É verdade que existe hoje a súmula vinculante, mas quantas súmulas, quantos julgamentos o pobre Supremo Tribunal Federal terá de enfadonhamente julgar até que se chegue a regras claras e previsíveis que possam orientar os comportamentos de uma sociedade desorientada que trata a rua como extensão da casa (da mata)?
Hayek já previa que um Direito apropriável por legisladores se afastava das práticas sociais e, portanto, afrontava a liberdade das pessoas. Direito é muito mais produto das relações sociais de uma sociedade do que sua fonte produtora.

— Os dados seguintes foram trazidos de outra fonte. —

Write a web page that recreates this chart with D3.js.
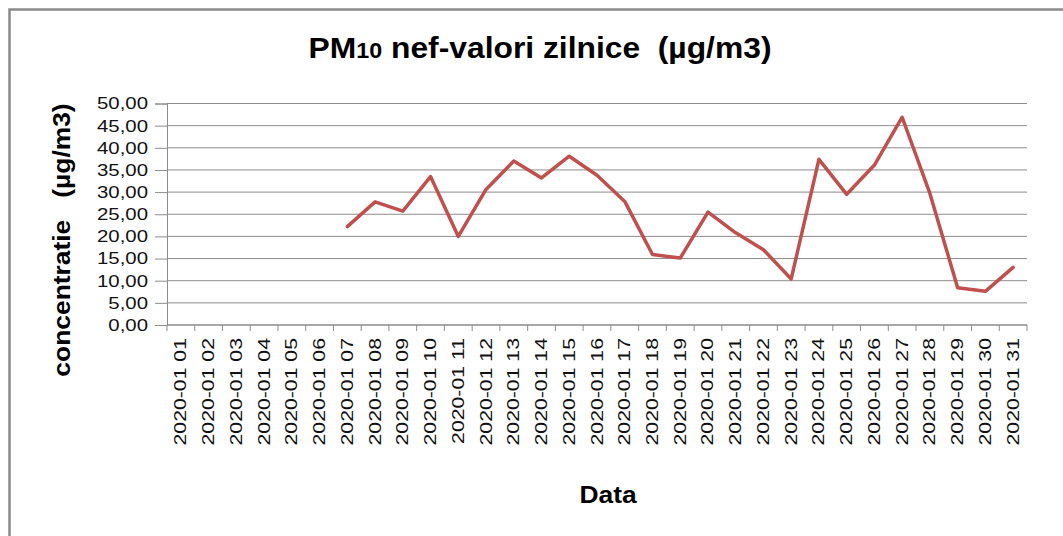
<!DOCTYPE html>
<html>
<head>
<meta charset="utf-8">
<script src="https://cdn.jsdelivr.net/npm/d3@7"></script>
<style>
  body { margin: 0; background: #fff; }
  svg text { font-family: "Liberation Sans", Arial, sans-serif; white-space: pre; }
</style>
</head>
<body>
<svg id="chart" width="1063" height="536"></svg>
<script>
// daily PM10 values, January 2020 (null = no measurement)
const days = d3.range(1, 32).map(d => '2020-01 ' + String(d).padStart(2, '0'));
const pm10 = [null, null, null, null, null, null,
  22.2, 27.8, 25.7, 33.5, 20.0, 30.6, 37.0, 33.2, 38.1, 33.8, 27.9,
  15.9, 15.1, 25.5, 20.8, 17.0, 10.4, 37.4, 29.5, 36.1, 46.9, 29.7,
  8.4, 7.6, 13.0];
const yTicks = d3.range(0, 50.01, 5);

const W = 1063, H = 536;
const margin = { top: 103.5, right: 36, bottom: 211, left: 167 };
const iW = W - margin.left - margin.right;
const iH = H - margin.top - margin.bottom;

const svg = d3.select('#chart');

// outer chart frame (runs off the right/bottom of the photo)
svg.append('rect').attr('x', 9.5).attr('y', 9.5).attr('width', 1100).attr('height', 600)
  .attr('fill', 'none').attr('stroke', '#8a8a8a').attr('stroke-width', 2.5);

const g = svg.append('g').attr('transform', `translate(${margin.left},${margin.top})`);

const x = d3.scaleBand().domain(days).range([0, iW]);
const y = d3.scaleLinear().domain([0, 50]).range([iH, 0]);

// gridlines
g.selectAll('.grid').data(yTicks).join('line')
  .attr('x1', 0).attr('x2', iW).attr('y1', d => y(d)).attr('y2', d => y(d))
  .attr('stroke', '#8c8c8c').attr('stroke-width', 1);

// y axis
const yAxis = g.append('g').call(d3.axisLeft(y).tickValues(yTicks).tickSize(12).tickPadding(6)
  .tickFormat(d => d3.format('.2f')(d).replace('.', ',')));
yAxis.select('.domain').attr('stroke', '#8c8c8c');
yAxis.selectAll('.tick line').attr('stroke', '#8c8c8c');
yAxis.selectAll('.tick text').attr('font-size', '17px').attr('fill', '#111')
  .attr('font-family', '"Liberation Sans", Arial, sans-serif')
  .attr('x', 0).attr('transform', 'translate(-19,0) scale(1.2,1)');

// x axis: ticks on category boundaries
const xa = g.append('g').attr('transform', `translate(0,${iH})`);
xa.append('line').attr('x1', 0).attr('x2', iW).attr('stroke', '#8c8c8c');
xa.selectAll('.bt').data(d3.range(days.length + 1)).join('line')
  .attr('x1', i => i * x.step()).attr('x2', i => i * x.step())
  .attr('y1', 0).attr('y2', 6).attr('stroke', '#8c8c8c');
xa.selectAll('.xl').data(days).join('text')
  .attr('transform', d => `translate(${x(d) + x.bandwidth() / 2 + 5.5},13) rotate(-90) scale(1.25,1)`)
  .attr('text-anchor', 'end').attr('font-size', '17px').attr('fill', '#111')
  .text(d => d);

// series line
const line = d3.line()
  .defined(d => d.v != null)
  .x(d => x(d.day) + x.bandwidth() / 2)
  .y(d => y(d.v));
g.append('path')
  .datum(days.map((day, i) => ({ day, v: pm10[i] })))
  .attr('d', line).attr('fill', 'none')
  .attr('stroke', '#c0504d').attr('stroke-width', 3.5)
  .attr('stroke-linejoin', 'round').attr('stroke-linecap', 'round');

// title
const title = svg.append('text').attr('transform', 'translate(540,58) scale(1.06,1)')
  .attr('text-anchor', 'middle').attr('font-size', '30px').attr('font-weight', 'bold').attr('fill', '#000');
title.append('tspan').text('PM');
title.append('tspan').attr('font-size', '22px').text('10');
title.append('tspan').text(' nef-valori zilnice  (µg/m3)');

// axis titles
svg.append('text')
  .attr('transform', `translate(70,240) rotate(-90) scale(1.1,1)`)
  .attr('text-anchor', 'middle').attr('font-size', '24px').attr('font-weight', 'bold')
  .text('concentratie   (µg/m3)');
svg.append('text').attr('transform', 'translate(608,503) scale(1.1,1)')
  .attr('text-anchor', 'middle').attr('font-size', '24px').attr('font-weight', 'bold')
  .text('Data');
</script>
</body>
</html>
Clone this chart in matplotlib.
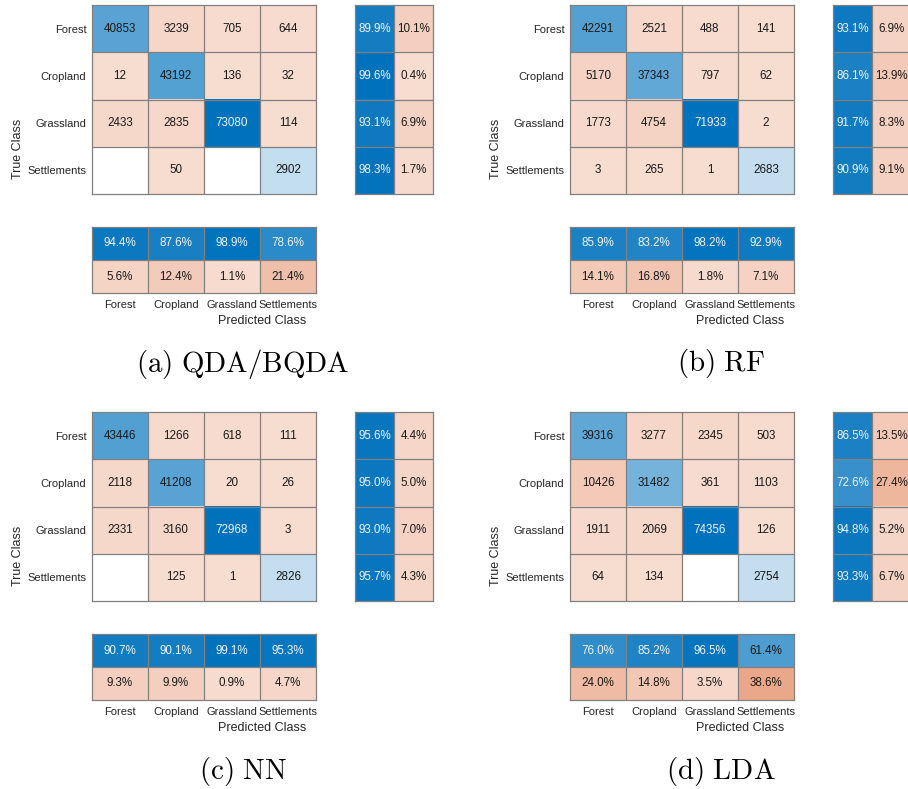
import numpy as np
import matplotlib.pyplot as plt
from matplotlib.colors import to_rgb

plt.rcParams['font.family'] = ['Liberation Sans', 'DejaVu Sans']
plt.rcParams['mathtext.fontset'] = 'cm'

classes = ["Forest", "Cropland", "Grassland", "Settlements"]

# confusion matrices (rows = true class, cols = predicted class)
qda_counts = [[40853, 3239, 705, 644],
              [12, 43192, 136, 32],
              [2433, 2835, 73080, 114],
              [0, 50, 0, 2902]]
qda_row_pct = [[89.9, 10.1], [99.6, 0.4], [93.1, 6.9], [98.3, 1.7]]
qda_col_pct = [[94.4, 87.6, 98.9, 78.6], [5.6, 12.4, 1.1, 21.4]]

rf_counts = [[42291, 2521, 488, 141],
             [5170, 37343, 797, 62],
             [1773, 4754, 71933, 2],
             [3, 265, 1, 2683]]
rf_row_pct = [[93.1, 6.9], [86.1, 13.9], [91.7, 8.3], [90.9, 9.1]]
rf_col_pct = [[85.9, 83.2, 98.2, 92.9], [14.1, 16.8, 1.8, 7.1]]

nn_counts = [[43446, 1266, 618, 111],
             [2118, 41208, 20, 26],
             [2331, 3160, 72968, 3],
             [0, 125, 1, 2826]]
nn_row_pct = [[95.6, 4.4], [95.0, 5.0], [93.0, 7.0], [95.7, 4.3]]
nn_col_pct = [[90.7, 90.1, 99.1, 95.3], [9.3, 9.9, 0.9, 4.7]]

lda_counts = [[39316, 3277, 2345, 503],
              [10426, 31482, 361, 1103],
              [1911, 2069, 74356, 126],
              [64, 134, 0, 2754]]
lda_row_pct = [[86.5, 13.5], [72.6, 27.4], [94.8, 5.2], [93.3, 6.7]]
lda_col_pct = [[76.0, 85.2, 96.5, 61.4], [24.0, 14.8, 3.5, 38.6]]

captions = ["(a)\\ QDA/BQDA", "(b)\\ RF", "(c)\\ NN", "(d)\\ LDA"]

BLUE = np.array(to_rgb("#0072BD"))
RED = np.array(to_rgb("#D95319"))
W, H = 908, 789

fig = plt.figure(figsize=(W / 100, H / 100), dpi=100)


def px_axes(x0, y0, x1, y1):
    # pixel box (top-left origin) -> figure axes
    return fig.add_axes([x0 / W, 1 - y1 / H, (x1 - x0) / W, (y1 - y0) / H])


def cell_color(v, good):
    if v <= 0:
        return np.ones(3), 0
    a = 0.2 + 0.8 * v
    base = BLUE if good else RED
    return (1 - a) + a * base, a


def draw_grid(ax, vals, goods, labels):
    nr, nc = vals.shape
    img = np.ones((nr, nc, 3))
    for i in range(nr):
        for j in range(nc):
            c, a = cell_color(vals[i, j], goods[i, j])
            img[i, j] = c
            txt_col = "#EEF3F8" if a > 0.72 else "#1A1A1A"
            if labels[i][j] != "":
                ax.text(j, i, labels[i][j], ha="center", va="center",
                        fontsize=8.4, color=txt_col)
    ax.imshow(img, aspect="auto", extent=(-0.5, nc - 0.5, nr - 0.5, -0.5))
    for k in range(1, nc):
        ax.axvline(k - 0.5, color="#808080", lw=0.9)
    for k in range(1, nr):
        ax.axhline(k - 0.5, color="#808080", lw=0.9)
    for s in ax.spines.values():
        s.set_color("#808080")
        s.set_linewidth(0.9)
    ax.set_xticks([])
    ax.set_yticks([])


def draw_panel(ox, oy, counts, row_pct, col_pct, caption):
    counts = np.array(counts, dtype=float)
    row_pct = np.array(row_pct) / 100
    col_pct = np.array(col_pct) / 100
    n = len(classes)
    eye = np.eye(n, dtype=bool)

    # main matrix
    ax = px_axes(92 + ox, 5 + oy, 316 + ox, 194 + oy)
    labels = [["" if counts[i, j] == 0 else "%d" % counts[i, j] for j in range(n)] for i in range(n)]
    draw_grid(ax, counts / counts.max(), eye, labels)
    ax.set_yticks(range(n))
    ax.set_yticklabels(classes, fontsize=8, color="#262626")
    ax.tick_params(length=0, pad=4)

    # row summary
    ax_r = px_axes(355 + ox, 5 + oy, 433 + ox, 194 + oy)
    goods = np.array([[True, False]] * n)
    labels = [["%.1f%%" % (100 * v) for v in r] for r in row_pct]
    draw_grid(ax_r, row_pct, goods, labels)

    # column summary
    ax_c = px_axes(92 + ox, 227 + oy, 316 + ox, 293 + oy)
    goods = np.array([[True] * n, [False] * n])
    labels = [["%.1f%%" % (100 * v) for v in r] for r in col_pct]
    draw_grid(ax_c, col_pct, goods, labels)
    ax_c.set_xticks(range(n))
    ax_c.set_xticklabels(classes, fontsize=8, color="#262626")
    ax_c.tick_params(length=0, pad=5)

    fig.text((18 + ox) / W, 1 - (149 + oy) / H, "True Class", rotation=90,
             ha="center", va="center", fontsize=9, color="#262626")
    fig.text((262 + ox) / W, 1 - (321 + oy) / H, "Predicted Class",
             ha="center", va="center", fontsize=9, color="#262626")
    fig.text((243 + ox) / W, 1 - (364 + oy) / H, "$\\mathrm{" + caption + "}$",
             ha="center", va="center", fontsize=20.8, color="black")


draw_panel(0, 0, qda_counts, qda_row_pct, qda_col_pct, captions[0])
draw_panel(478, 0, rf_counts, rf_row_pct, rf_col_pct, captions[1])
draw_panel(0, 407, nn_counts, nn_row_pct, nn_col_pct, captions[2])
draw_panel(478, 407, lda_counts, lda_row_pct, lda_col_pct, captions[3])

fig.savefig("out.png", dpi=100, facecolor="white")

Não se transforma uma sociedade por meio de uma nova ordem constitucional. Por meio de uma Constituição se reconhecem e se identificam regras mínimas de funcionamento do Estado nas suas relações com as pessoas.
Não é à Constituição que cabe disciplinar o funcionamento da vida privada, ou seja, do “mundo da vida”. Esse é à sociedade que cabe desenvolver, na interação real e concreta dos indivíduos.
Daí a proposição de uma “lipoaspiração constitucional”.
Chegaríamos a uma Constituição federal mais enxuta, menos ambiciosa. Ela diminuiria de tamanho. Eis a grande proteção contra os grupos de interesse. Algumas vezes, “o menos é mais” (Cooter).
Ela preveria o compromisso do Estado com direitos fundamentais negativos e positivos (de preferência, os de educação e saúde, dentro talvez dos programas e das políticas públicas orientadas pelas restrições orçamentárias). Sobretudo deixaria a tarefa de interpretar a Constituição aos tribunais superiores, quando há já maturidade para compreender os efeitos econômicos, sociais e políticos das decisões tomadas.
Passaríamos por um processo de desestatização, ou de “desconstitucionalização”, ou mesmo de “despolitização”, ou seja, de perda de gordura constitucional.
Esse será o momento de ruptura com a servidão e com o paternalismo estatal e com os grupos de interesse que povoam o Legislativo e o Executivo.